When James Rainey, the Los Angeles Times’ persistent media reporter, pressed Friedman’s employer about that fee, Friedman agreed to return it. NYTimes ethics guidelines allow speaking fees only from “educational and other nonprofit groups for which lobbying and political activity are not a major focus.” As the LATimes’ Rainey noted, that hardly fits Friedman’s hosts.
• Celebrity journalists are a problem. They command fees that can raise conflicts of interest. The Los Angeles Times’ James Rainey, who nudged Tom Friedman into returning a $75,000 fee (above), is right: It’s time for transparency on journalists’ outside income, even if we’re not celebrities. I’ll start. The University of Cincinnati pays me to teach part-time. I have an Enquirer pension. My Enquirer editors knew about my teaching and potential conflicts of interest when I was covering higher education. Next?
• It was the botched review that dared not speak its subjects’ names. NPR, film reviewer Nathan Lee and The Village Voice are enmeshed in a nasty argument over NPR editing of Lee’s review of the documentary, Outrage.
It names politicians whom it charges with hypocrisy in dealing with gay issues. So did reviewer Lee. NPR deleted the names of Florida Gov. Charlie Crist and former Montana Sen. Larry Craig, named in the movie and review. NPR said their sexuality was private unless it impinged on their public responsibilities.
Critics say NPR is less reticent when it comes to public officials who stray in heterosexual relationships. The Village Voice jumped in, getting some facts wrong and publishing a clarification. NPR posted its corrections on a Poynter Institute blog site. No one comes out of this with any dignity except possibly reviewer Lee, who reasonably asks why the subjects of a film can’t be named in a review of the film.
NPR remained timid in its story on All Things Considered a few days later. It interviewed current and former members of Congress who are out-of-the-closet gays. Barney Frank, the first to come out and still is in Congress, made the same point as the film: The news media wouldn’t flinch from outing a legislator who voted for gun control and was a shooter, but when it comes to being gay/lesbian the news media help perpetuate the stigma that makes closeted gay public officials vulnerable to political blackmail.

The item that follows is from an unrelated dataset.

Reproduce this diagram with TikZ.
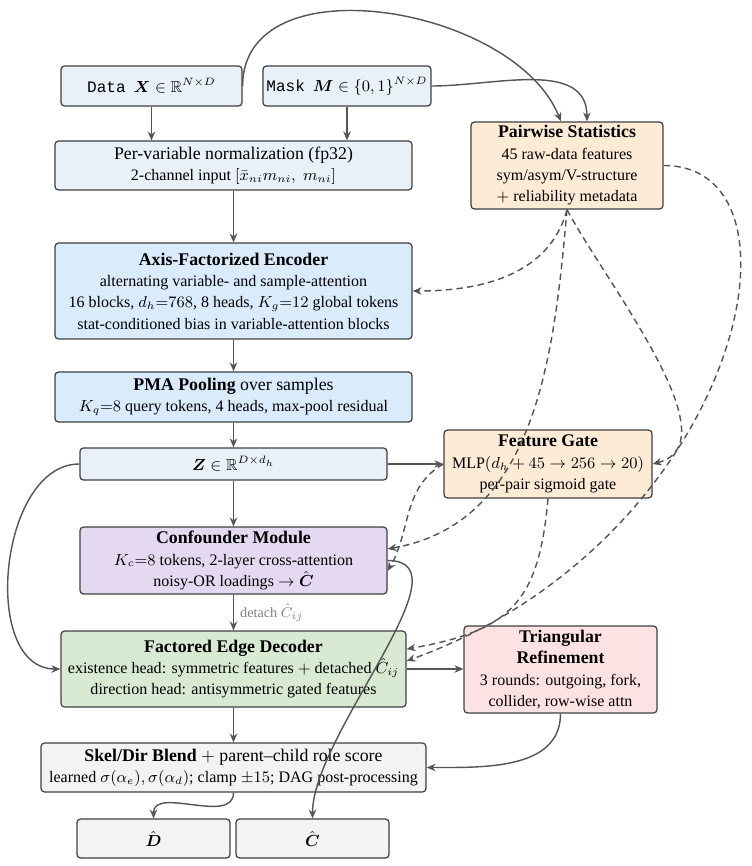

• Have you noticed the absence of images from the civil war in Sri Lanka, the island, over the past 26 years? No one knows how many have died in the war between the Buddhist majority and Hindu separatists. The United Nations reports massive killing of civilians trapped with rebels; government artillery is not selective. No photos.
Other than refugee images which Sri Lankan government officials allow, almost nothing. Sri Lanka reminds us of what an authoritarian government can achieve when it decides it doesn’t want something reported.